Here's a quick bash automation for in-line operation:
remove-lines() (
remove_lines="$1"
all_lines="$2"
tmp_file="$(mktemp)"
grep -Fvxf "$remove_lines" "$all_lines" > "$tmp_file"
mv "$tmp_file" "$all_lines"
)
GitHub upstream.
usage:
remove-lines lines-to-remove remove-from-this-file
See also: https://unix.stackexchange.com/questions/28158/is-there-a-tool-to-get-the-lines-in-one-file-that-are-not-in-another
awk to the rescue!
This solution doesn't require sorted inputs. You have to provide fileB first.
awk 'NR==FNR{a[$0];next} !($0 in a)' fileB fileA
returns
A
C
How does it work?
NR==FNR{a[$0];next} idiom is for storing the first file in an associative array as keys for a later "contains" test.
NR==FNR is checking whether we're scanning the first file, where the global line counter (NR) equals to the current file line counter (FNR).
a[$0] adds the current line to the associative array as key, note that this behaves like a set, where there won't be any duplicate values (keys)
!($0 in a) we're now in the next file(s), in is a contains test, here it's checking whether current line is in the set we populated in the first step from the first file, ! negates the condition. What is missing here is the action, which by default is {print} and usually not written explicitly.
Note that this can now be used to remove blacklisted words.
$ awk '...' badwords allwords > goodwords
with a slight change it can clean multiple lists and create cleaned versions.
$ awk 'NR==FNR{a[$0];next} !($0 in a){print > FILENAME".clean"}' bad file1 file2 file3 ...
Another way to do the same thing (also requires sorted input):
join -v 1 fileA fileB
In Bash, if the files are not pre-sorted:
join -v 1 <(sort fileA) <(sort fileB)
You can do this unless your files are sorted
diff file-a file-b --new-line-format="" --old-line-format="%L" --unchanged-line-format="" > file-a
--new-line-format is for lines that are in file b but not in a
--old-.. is for lines that are in file a but not in b
--unchanged-.. is for lines that are in both.

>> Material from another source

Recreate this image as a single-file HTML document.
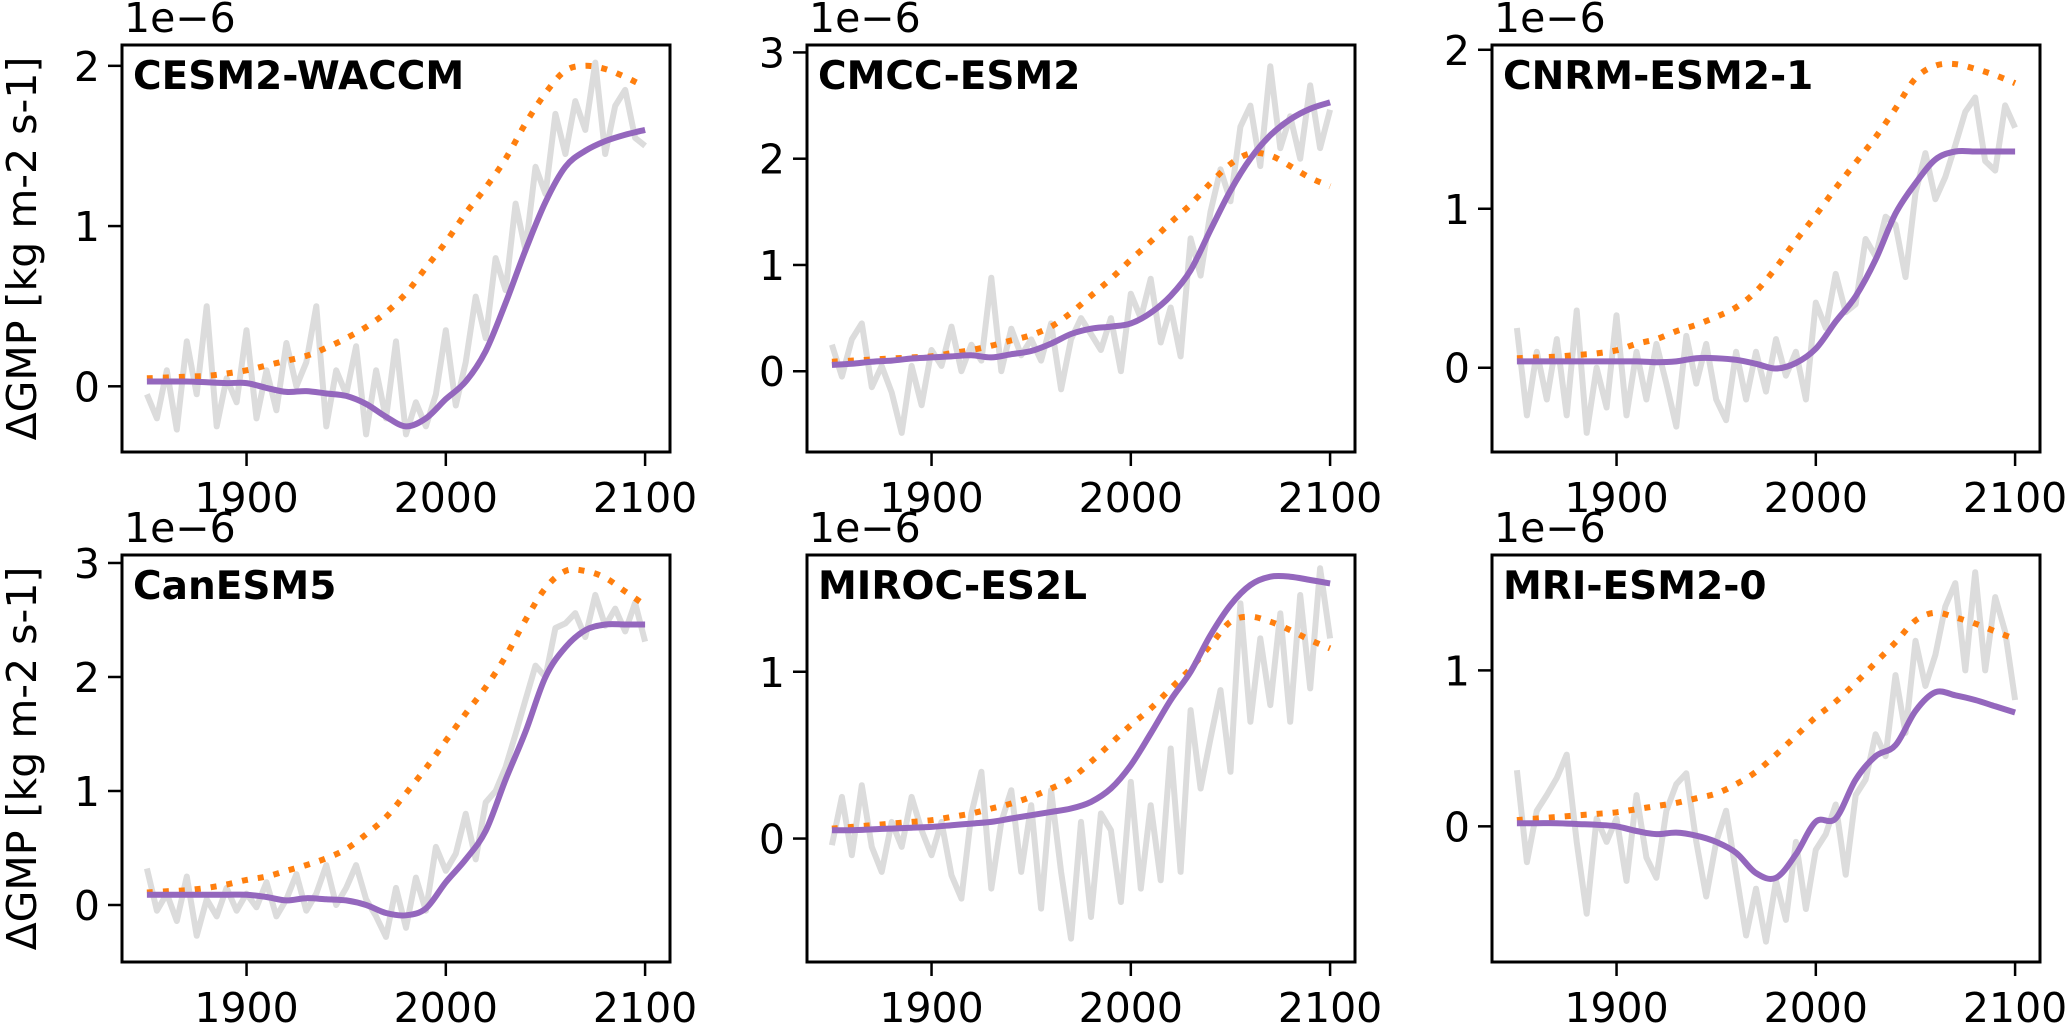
<!DOCTYPE html>
<html><head><meta charset="utf-8">
<style>
html,body{margin:0;padding:0;background:#fff;}
svg{display:block;font-family:"DejaVu Sans","Liberation Sans",sans-serif;}
</style></head>
<body>
<svg id="fig" width="2067" height="1027" viewBox="0 0 2067 1027" xmlns="http://www.w3.org/2000/svg"></svg>
<script>
// ---- data (values in 1e-6 kg m-2 s-1) ----
const models = ["CESM2-WACCM","CMCC-ESM2","CNRM-ESM2-1","CanESM5","MIROC-ES2L","MRI-ESM2-0"];
const decadeYears = [1850,1860,1870,1880,1890,1900,1910,1920,1930,1940,1950,1960,1970,1980,1990,2000,2010,2020,2030,2040,2050,2060,2070,2080,2090,2100];
const pentadYears = [1850,1855,1860,1865,1870,1875,1880,1885,1890,1895,1900,1905,1910,1915,1920,1925,1930,1935,1940,1945,1950,1955,1960,1965,1970,1975,1980,1985,1990,1995,2000,2005,2010,2015,2020,2025,2030,2035,2040,2045,2050,2055,2060,2065,2070,2075,2080,2085,2090,2095,2100];
const xTicks = [1900,2000,2100];
const yTicks1 = [0,1,2];
const yTicks2 = [0,1,2,3];
const yTicks3 = [0,1,2];
const yTicks4 = [0,1,2,3];
const yTicks5 = [0,1];
const yTicks6 = [0,1];
const yLim1 = [-0.41,2.13];
const yLim2 = [-0.76,3.07];
const yLim3 = [-0.53,2.03];
const yLim4 = [-0.50,3.07];
const yLim5 = [-0.74,1.70];
const yLim6 = [-0.87,1.74];

const orange1 = [.05,.055,.06,.065,.08,.10,.13,.16,.19,.24,.30,.37,.46,.58,.74,.90,1.08,1.24,1.42,1.64,1.83,1.97,2.0,1.98,1.93,1.87];
const purple1 = [.03,.03,.03,.025,.02,.02,-.01,-.035,-.03,-.045,-.06,-.11,-.19,-.25,-.20,-.08,.03,.22,.52,.85,1.15,1.37,1.47,1.53,1.57,1.60];
const gray1 = [-.05,-.2,.1,-.27,.28,-.05,.5,-.25,.05,-.1,.35,-.2,.1,-.15,.27,0,.15,.5,-.25,.1,-.05,.25,-.3,.1,-.2,.28,-.3,-.1,-.25,-.05,.35,-.12,.15,.56,.3,.8,.6,1.14,.85,1.37,1.2,1.7,1.45,1.78,1.6,2.02,1.45,1.75,1.85,1.55,1.5];

const orange2 = [.09,.10,.11,.12,.13,.14,.17,.20,.24,.29,.34,.42,.55,.71,.87,1.05,1.22,1.40,1.57,1.77,1.95,2.05,2.03,1.93,1.82,1.74];
const purple2 = [.06,.07,.09,.10,.12,.13,.14,.15,.13,.16,.19,.26,.35,.40,.42,.45,.55,.71,.95,1.33,1.70,2.00,2.22,2.37,2.47,2.53];
const gray2 = [.25,-.05,.3,.45,-.15,.05,-.2,-.58,.05,-.32,.2,.05,.42,0,.25,.1,.88,0,.4,.15,.3,.1,.45,-.17,.3,.5,.35,.2,.5,0,.73,.5,.87,.27,.6,.14,1.25,.9,1.5,1.9,1.6,2.3,2.5,1.93,2.87,2.1,2.4,2.0,2.69,2.1,2.46];

const orange3 = [.06,.065,.07,.08,.09,.11,.15,.18,.23,.27,.32,.38,.48,.63,.80,.96,1.13,1.29,1.45,1.63,1.82,1.90,1.91,1.88,1.84,1.79];
const purple3 = [.04,.04,.04,.04,.04,.04,.04,.035,.04,.06,.06,.05,.025,-.005,.03,.12,.29,.45,.68,.97,1.16,1.31,1.36,1.36,1.36,1.36];
const gray3 = [.25,-.3,.1,-.2,.18,-.3,.36,-.41,0,-.25,.33,-.3,.1,-.2,.15,-.1,-.37,.2,-.1,.15,-.2,-.33,.1,-.2,.1,-.15,.18,-.05,.1,-.2,.41,.25,.59,.35,.4,.81,.7,.95,.9,.57,1.1,1.35,1.06,1.2,1.4,1.61,1.7,1.3,1.24,1.65,1.51];

const orange4 = [.11,.12,.13,.15,.18,.22,.25,.30,.35,.41,.49,.62,.77,.98,1.20,1.44,1.68,1.91,2.18,2.50,2.78,2.93,2.93,2.87,2.75,2.63];
const purple4 = [.09,.09,.09,.09,.09,.09,.07,.04,.06,.05,.04,0,-.07,-.09,-.03,.20,.40,.65,1.10,1.52,2.00,2.26,2.41,2.46,2.46,2.46];
const gray4 = [.32,-.05,.1,-.14,.25,-.27,.05,-.1,.15,-.05,.1,-.02,.2,-.1,.05,.27,-.05,.1,.35,0,.15,.35,.05,-.1,-.28,.15,-.2,.24,-.05,.51,.3,.45,.8,.4,.9,1.0,1.21,1.5,1.8,2.1,2.0,2.43,2.47,2.56,2.35,2.72,2.45,2.6,2.4,2.65,2.31];

const orange5 = [.06,.07,.08,.09,.10,.11,.13,.15,.18,.21,.25,.30,.36,.46,.57,.68,.78,.90,1.02,1.16,1.30,1.33,1.30,1.25,1.19,1.14];
const purple5 = [.05,.05,.055,.06,.065,.07,.08,.09,.10,.12,.14,.16,.18,.22,.30,.44,.63,.83,1.00,1.22,1.40,1.52,1.57,1.57,1.55,1.53];
const gray5 = [-.04,.25,-.1,.32,-.05,-.2,.1,-.05,.25,.05,-.1,.1,-.22,-.36,.15,.4,-.3,.1,.29,-.2,.2,-.42,.29,-.2,-.6,.1,-.47,.15,.05,-.38,.34,-.3,.2,-.25,.54,-.2,.77,.3,.6,.89,.4,1.41,.7,1.2,.8,1.35,.7,1.46,.9,1.62,1.2];

const orange6 = [.04,.05,.06,.07,.08,.09,.11,.13,.15,.18,.21,.27,.35,.46,.58,.70,.80,.92,1.05,1.18,1.32,1.37,1.34,1.30,1.25,1.20];
const purple6 = [.02,.02,.02,.015,.01,0,-.03,-.05,-.04,-.06,-.10,-.17,-.30,-.33,-.18,.03,.05,.30,.45,.52,.74,.86,.84,.81,.77,.73];
const gray6 = [.36,-.23,.1,.2,.31,.46,-.1,-.56,.05,-.1,.05,-.35,.2,-.2,-.33,.1,.27,.34,-.1,-.45,-.1,.1,-.3,-.7,-.4,-.74,-.35,-.6,-.1,-.53,-.15,-.05,.14,-.31,.2,.3,.59,.45,.97,.6,1.19,.9,1.1,1.41,1.56,1.0,1.63,1.0,1.47,1.25,.81];

const panels = [
 {o:orange1,p:purple1,g:gray1,yt:yTicks1,yl:yLim1},
 {o:orange2,p:purple2,g:gray2,yt:yTicks2,yl:yLim2},
 {o:orange3,p:purple3,g:gray3,yt:yTicks3,yl:yLim3},
 {o:orange4,p:purple4,g:gray4,yt:yTicks4,yl:yLim4},
 {o:orange5,p:purple5,g:gray5,yt:yTicks5,yl:yLim5},
 {o:orange6,p:purple6,g:gray6,yt:yTicks6,yl:yLim6}
];

// ---- layout ----
const NS = "http://www.w3.org/2000/svg";
const svg = document.getElementById('fig');
const lefts = [122,807,1492], tops = [45,555], W = 548, H = 407;
const X0 = 1837.5, X1 = 2112.5;

function mk(tag, attrs, parent){
  const e = document.createElementNS(NS, tag);
  for (const k in attrs) e.setAttribute(k, attrs[k]);
  (parent||svg).appendChild(e);
  return e;
}
function smoothPath(pts){
  let d = "M" + pts[0][0].toFixed(1) + "," + pts[0][1].toFixed(1);
  for (let i=0;i<pts.length-1;i++){
    const p0 = pts[Math.max(0,i-1)], p1 = pts[i], p2 = pts[i+1], p3 = pts[Math.min(pts.length-1,i+2)];
    const c1x = p1[0] + (p2[0]-p0[0])/6, c1y = p1[1] + (p2[1]-p0[1])/6;
    const c2x = p2[0] - (p3[0]-p1[0])/6, c2y = p2[1] - (p3[1]-p1[1])/6;
    d += " C" + c1x.toFixed(1)+","+c1y.toFixed(1)+" "+c2x.toFixed(1)+","+c2y.toFixed(1)+" "+p2[0].toFixed(1)+","+p2[1].toFixed(1);
  }
  return d;
}

panels.forEach((pn, i) => {
  const L = lefts[i%3], T = tops[Math.floor(i/3)];
  const sx = v => L + (v - X0) / (X1 - X0) * W;
  const sy = v => T + (pn.yl[1] - v) / (pn.yl[1] - pn.yl[0]) * H;
  const g = mk('g', {});
  
  
  const clipId = 'clip' + i;
  const cp = mk('clipPath', {id: clipId}, g);
  mk('rect', {x:L, y:T, width:W, height:H}, cp);

  const plot = mk('g', {'clip-path':'url(#'+clipId+')'}, g);
  const gp = mk('polyline', {points: pentadYears.map((y,k)=>sx(y).toFixed(1)+','+sy(pn.g[k]).toFixed(1)).join(' '),
    fill:'none', stroke:'#dcdcdc', 'stroke-width':6, 'stroke-linejoin':'round'}, plot);
  
  
  const op = mk('path', {d: smoothPath(decadeYears.map((y,k)=>[sx(y), sy(pn.o[k])])),
    fill:'none', stroke:'#ff7f0e', 'stroke-width':6, 'stroke-dasharray':'6 10'}, plot);
  
  
  const pp = mk('path', {d: smoothPath(decadeYears.map((y,k)=>[sx(y), sy(pn.p[k])])),
    fill:'none', stroke:'#9467bd', 'stroke-width':6, 'stroke-linecap':'butt'}, plot);
  
  

  const fr = mk('rect', {x:L, y:T, width:W, height:H, fill:'none', stroke:'#000', 'stroke-width':3}, g);
  
  

  pn.yt.forEach(v => {
    const y = sy(v);
    const tk = mk('line', {x1:L-14, x2:L, y1:y, y2:y, stroke:'#000', 'stroke-width':2.5}, g);
    
    
    const tx = mk('text', {x:L-22, y:y+15, 'text-anchor':'end', 'font-size':41, fill:'#000'}, g);
    tx.textContent = String(v);
    
    
  });
  xTicks.forEach(v => {
    const x = sx(v);
    const tk = mk('line', {x1:x, x2:x, y1:T+H, y2:T+H+14, stroke:'#000', 'stroke-width':2.5}, g);
    
    
    const tx = mk('text', {x:x, y:T+H+60, 'text-anchor':'middle', 'font-size':41, fill:'#000'}, g);
    tx.textContent = String(v);
    
    
  });
  const off = mk('text', {x:L+2, y:T-13, 'font-size':41, fill:'#000'}, g);
  off.textContent = '1e\u22126';
  
  
  const tt = mk('text', {x:L+11, y:T+44, 'font-size':39, 'font-weight':'bold', fill:'#000'}, g);
  tt.textContent = models[i];
  
  
});

tops.forEach((T, r) => {
  const cy = T + H/2;
  const yl = mk('text', {x:0, y:0, transform:'translate(36,'+cy+') rotate(-90)', 'text-anchor':'middle', 'font-size':41, fill:'#000'});
  yl.textContent = '\u0394GMP [kg m-2 s-1]';
  
  
});
</script>
</body></html>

%L makes it so the line is printed exactly.
man diff
for more details
This refinement of #karakfa's nice answer may be noticeably faster for very large files. As with that answer, neither file need be sorted, but speed is assured by virtue of awk's associative arrays. Only the lookup file is held in memory.
This formulation also allows for the possibility that only one particular field ($N) in the input file is to be used in the comparison.
# Print lines in the input unless the value in column $N
# appears in a lookup file, $LOOKUP;
# if $N is 0, then the entire line is used for comparison.
awk -v N=$N -v lookup="$LOOKUP" '
BEGIN { while ( getline < lookup ) { dictionary[$0]=$0 } }
!($N in dictionary) {print}'
(Another advantage of this approach is that it is easy to modify the comparison criterion, e.g. to trim leading and trailing white space.)
You can use Python:
python -c '
lines_to_remove = set()
with open("file B", "r") as f:
for line in f.readlines():
lines_to_remove.add(line.strip())
with open("file A", "r") as f:
for line in [line.strip() for line in f.readlines()]:
if line not in lines_to_remove:
print(line)
'
You can use -
diff fileA fileB | grep "^>" | cut -c3- > fileA
This will work for files that are not sorted as well.
Just to add to the Python answer to the user above, here is a faster solution:
python -c '
lines_to_remove = None
with open("partial file") as f:
lines_to_remove = {line.rstrip() for line in f.readlines()}
remaining_lines = None
with open("full file") as f:
remaining_lines = {line.rstrip() for line in f.readlines()} - lines_to_remove
with open("output file", "w") as f:
for line in remaining_lines:
f.write(line + "\n")
'
Raising the power of set subtraction.
To get the file after removing the lines which appears on another file
comm -23 <(sort bigFile.txt) <(sort smallfile.txt) > diff.txt
Here is a one liner that pipes the output of a website and removes the navigation elements using grep and lynx! you can replace lynx with cat FileA and unwanted-elements.txt with FileB.
lynx -dump -accept_all_cookies -nolist -width 1000 https://stackoverflow.com/ | grep -Fxvf unwanted-elements.txt
To remove common lines between two files you can use grep, comm or join command.
grep only works for small files. Use -v along with -f.
grep -vf file2 file1
This displays lines from file1 that do not match any line in file2.
comm is a utility command that works on lexically sorted files. It
takes two files as input and produces three text columns as output:
lines only in the first file; lines only in the second file; and lines
in both files. You can suppress printing of any column by using -1, -2
or -3 option accordingly.
comm -1 -3 file2 file1
This displays lines from file1 that do not match any line in file2.
Finally, there is join, a utility command that performs an equality
join on the specified files. Its -v option also allows to remove
common lines between two files.
join -v1 -v2 file1 file2